Sunday 1 January 2012

Jaded


     As you may have noticed from my previous, completely jaded last post, university is kicking my ass and handing it back to me, only to snatch it back and beat it some more. Third year of university sucks and the worst part is, it shouldn't be this way.

     Why on Earth did the HLS department decide it was a good idea to hold back all the crazy assed difficulty of a Psychology degree back for the last year? Why crank up the level of harsh reality up by that much? First two years equal adjusting and getting the hang of things, then as you approach and enter third year, they change the rules. They move the goal posts. They reveal that the worst was most definitely kept back for last.

     I don't know what I've done to offend the university, because surely I must have. Nothing else in the world deserves this sort of punishment. The never ending stress alone is enough to drive anyone to the brink of insanity, and my parents have assured me this is the beginning of life. This will never end. 

     Never.

     The thought of being stressed every waking minute of every stinking day is frightening, but that isn't even the worst part.

     Dissertations.

     That word is horrific. It brings me out in cold sweats. It will be the end of me.

     I'm pretty sure third year would be 50% more bearable if the dissertation part did not exist. In fact, dissertations deserve a year to themselves. They should never be put alongside other work, like essays and exams for other modules. 

     The rest of third year work, although difficult, would be manageable if dissertation bloody left me alone. I could manage the deadlines and the revising and reading, yet when you pair that with dissertation, everything goes to Hell in the most extreme of ways. You're pulling your hair out, not sleeping properly, feeling tired all the time, not eating, feeling ill. Screaming, kicking, then burying your head in the sand.

     I like burying my head in the sand, although that method never works.

     Ever.

     Mostly because while you're hiding somewhere (God knows where; my favourite haunt is my head) life is getting worse and worse, building up like a tidal wave waiting for that moment of craziness that descends on you. You know the one that makes you pull your head up for a sneaky peak.

     That's the one, and it's the moment the sea of life crashes down around you and sweeps you off to the End. I can't even fully account for the horrendous nature of the third year of a degree, but it is probably the worst thing I've ever done to myself.

     Self-inflicted torture right there.

     Why did I ever decided it would be a good idea to do a degree?

Take Me Back to the Age of Fresh


     Someone pointed out to me that first year of university is wasted on the Freshers and as I work-out, tired third year, I'd have to agree. Dissertations are hard, the sort of difficulty that no amount of time will ever prepare you for. The modules are a similar level of impossibility, with blagging no longer an easy option, although you can wiggle through some pretty tight gaps. You are stressed ALL OF THE TIME. You are tired ALL OF THE TIME. You even go to bed at a respectable time and get up at the crack of dawn to write more on your introduction, or to plan you data collection, or something equally soul crushing.

     You watch the baby-faced first years saunter in, all wide-eyed and eager as they take scope of their halls and the bars and the clubs.

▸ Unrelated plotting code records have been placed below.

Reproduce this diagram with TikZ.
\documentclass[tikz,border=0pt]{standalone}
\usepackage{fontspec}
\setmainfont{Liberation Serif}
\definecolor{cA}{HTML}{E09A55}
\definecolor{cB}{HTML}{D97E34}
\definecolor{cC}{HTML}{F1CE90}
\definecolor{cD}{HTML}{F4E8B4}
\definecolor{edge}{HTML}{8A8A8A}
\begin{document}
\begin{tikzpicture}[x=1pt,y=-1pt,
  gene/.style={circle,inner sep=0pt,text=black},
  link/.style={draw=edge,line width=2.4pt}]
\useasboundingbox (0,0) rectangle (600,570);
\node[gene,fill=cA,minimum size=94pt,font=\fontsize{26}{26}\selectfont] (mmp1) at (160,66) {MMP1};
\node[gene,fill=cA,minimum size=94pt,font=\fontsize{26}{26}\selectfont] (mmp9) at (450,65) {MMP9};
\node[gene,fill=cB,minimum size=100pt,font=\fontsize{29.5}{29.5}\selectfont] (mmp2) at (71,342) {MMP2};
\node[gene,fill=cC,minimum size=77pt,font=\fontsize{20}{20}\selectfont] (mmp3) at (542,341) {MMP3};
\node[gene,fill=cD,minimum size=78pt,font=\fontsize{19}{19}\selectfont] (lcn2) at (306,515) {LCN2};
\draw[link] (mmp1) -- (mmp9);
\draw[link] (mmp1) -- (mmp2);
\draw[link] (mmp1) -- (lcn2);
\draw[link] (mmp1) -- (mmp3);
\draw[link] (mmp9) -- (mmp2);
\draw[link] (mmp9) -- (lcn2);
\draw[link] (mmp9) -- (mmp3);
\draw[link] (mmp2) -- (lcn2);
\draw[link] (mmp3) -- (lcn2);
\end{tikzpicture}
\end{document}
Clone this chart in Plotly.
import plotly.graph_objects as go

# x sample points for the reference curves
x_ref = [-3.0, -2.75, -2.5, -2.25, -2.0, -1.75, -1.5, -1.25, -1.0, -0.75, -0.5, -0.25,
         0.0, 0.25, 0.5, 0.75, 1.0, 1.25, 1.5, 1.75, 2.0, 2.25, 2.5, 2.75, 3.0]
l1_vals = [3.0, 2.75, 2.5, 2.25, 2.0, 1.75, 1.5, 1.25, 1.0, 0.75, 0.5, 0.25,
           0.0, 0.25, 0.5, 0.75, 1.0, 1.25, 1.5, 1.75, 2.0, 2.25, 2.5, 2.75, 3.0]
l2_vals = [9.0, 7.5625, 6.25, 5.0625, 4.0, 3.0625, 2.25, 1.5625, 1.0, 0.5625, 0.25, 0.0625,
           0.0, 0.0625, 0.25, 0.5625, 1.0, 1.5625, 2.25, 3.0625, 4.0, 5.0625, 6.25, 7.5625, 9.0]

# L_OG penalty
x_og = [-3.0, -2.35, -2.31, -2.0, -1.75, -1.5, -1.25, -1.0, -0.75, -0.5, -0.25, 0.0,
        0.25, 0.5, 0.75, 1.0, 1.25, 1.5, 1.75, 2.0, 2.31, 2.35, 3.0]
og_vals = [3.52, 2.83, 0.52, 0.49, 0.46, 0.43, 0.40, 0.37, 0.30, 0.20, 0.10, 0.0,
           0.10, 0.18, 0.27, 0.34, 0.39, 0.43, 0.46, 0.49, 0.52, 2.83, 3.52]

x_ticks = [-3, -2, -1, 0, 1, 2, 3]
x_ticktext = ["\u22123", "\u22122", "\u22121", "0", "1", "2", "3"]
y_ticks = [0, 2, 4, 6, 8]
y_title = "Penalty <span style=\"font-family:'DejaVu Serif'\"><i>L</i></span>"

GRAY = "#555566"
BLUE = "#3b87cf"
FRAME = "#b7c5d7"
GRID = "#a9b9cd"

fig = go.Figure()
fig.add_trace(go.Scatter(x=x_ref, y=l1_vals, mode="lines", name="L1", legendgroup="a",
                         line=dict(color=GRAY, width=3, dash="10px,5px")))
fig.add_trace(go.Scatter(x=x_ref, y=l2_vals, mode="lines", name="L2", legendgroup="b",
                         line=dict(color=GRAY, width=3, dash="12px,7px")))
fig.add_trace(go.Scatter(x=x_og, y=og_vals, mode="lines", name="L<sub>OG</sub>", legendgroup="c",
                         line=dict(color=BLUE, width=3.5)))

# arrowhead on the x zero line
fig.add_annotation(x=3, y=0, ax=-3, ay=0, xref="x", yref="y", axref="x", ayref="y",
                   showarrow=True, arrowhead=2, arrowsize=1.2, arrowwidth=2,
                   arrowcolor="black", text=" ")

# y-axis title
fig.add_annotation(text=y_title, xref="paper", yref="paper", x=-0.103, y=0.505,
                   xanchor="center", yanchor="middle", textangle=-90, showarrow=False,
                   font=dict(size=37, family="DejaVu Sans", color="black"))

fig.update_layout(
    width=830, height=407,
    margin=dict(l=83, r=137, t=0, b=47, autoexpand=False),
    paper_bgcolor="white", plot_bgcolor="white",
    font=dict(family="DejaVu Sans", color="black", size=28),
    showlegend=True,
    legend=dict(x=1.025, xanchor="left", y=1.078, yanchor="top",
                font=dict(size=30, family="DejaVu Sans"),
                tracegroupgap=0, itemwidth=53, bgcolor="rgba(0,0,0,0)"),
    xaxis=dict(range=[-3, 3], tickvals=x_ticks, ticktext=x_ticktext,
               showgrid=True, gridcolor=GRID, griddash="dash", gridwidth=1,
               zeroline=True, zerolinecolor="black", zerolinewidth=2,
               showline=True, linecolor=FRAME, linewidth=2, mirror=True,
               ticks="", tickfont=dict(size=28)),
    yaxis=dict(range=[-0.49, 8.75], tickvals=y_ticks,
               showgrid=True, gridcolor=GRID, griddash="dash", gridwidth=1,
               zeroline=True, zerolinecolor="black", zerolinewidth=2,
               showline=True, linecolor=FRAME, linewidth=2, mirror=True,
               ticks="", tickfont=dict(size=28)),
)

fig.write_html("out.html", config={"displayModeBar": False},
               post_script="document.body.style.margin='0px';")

You glare at them as they finish their two day week at lunch and head home or to somewhere full of fun and freedom. You grumble as they make racquet in the library, or hold up the entire student body at a door they can't seem to open. They are everything you want to be, except they are rubbish at it.

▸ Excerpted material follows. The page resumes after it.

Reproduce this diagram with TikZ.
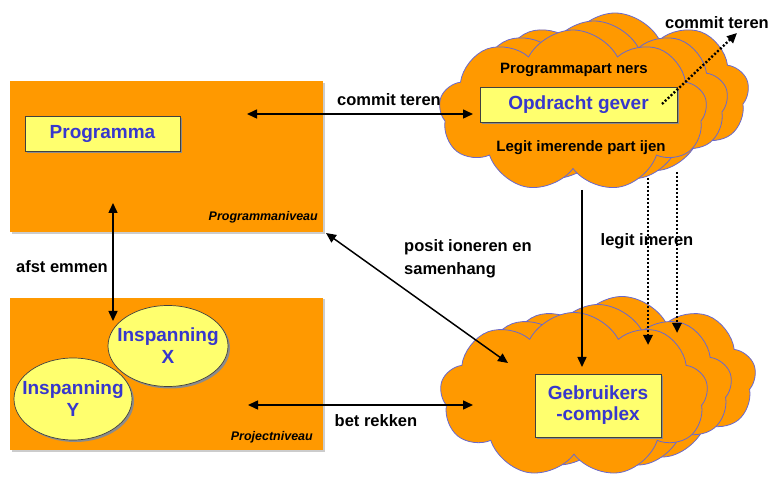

     Freshers are unprepared and their ignorance to student life stops them from getting the most out of first year, but by the time you realise how to be a student proper, it's too late. You are twenty going on twenty-one, in your final year, headed towards panicked deadlines and job prospects. You no longer have the freedom you once had, although you have the plans and ideas you once lacked.

     It's cruel twist of fate that when you have time to do things, you have nothing to do and when you things to do, you have no time to do them in.

     Apparently this is a syndrome known as student pensioner. I am a student pensioner. I wish I could relive my first year and do all the things I didn't do and be all the things I never was. Except I know in my heart of hearts that if I did go back to first year, I'd probably end up doing exactly the same things I did the first time. I can't help it. It's just me. 

     So now I'm wrung out and jaded, watching those baby Freshers as they waste what could have been a brilliant year into one of learning the rope, regardless of what they say.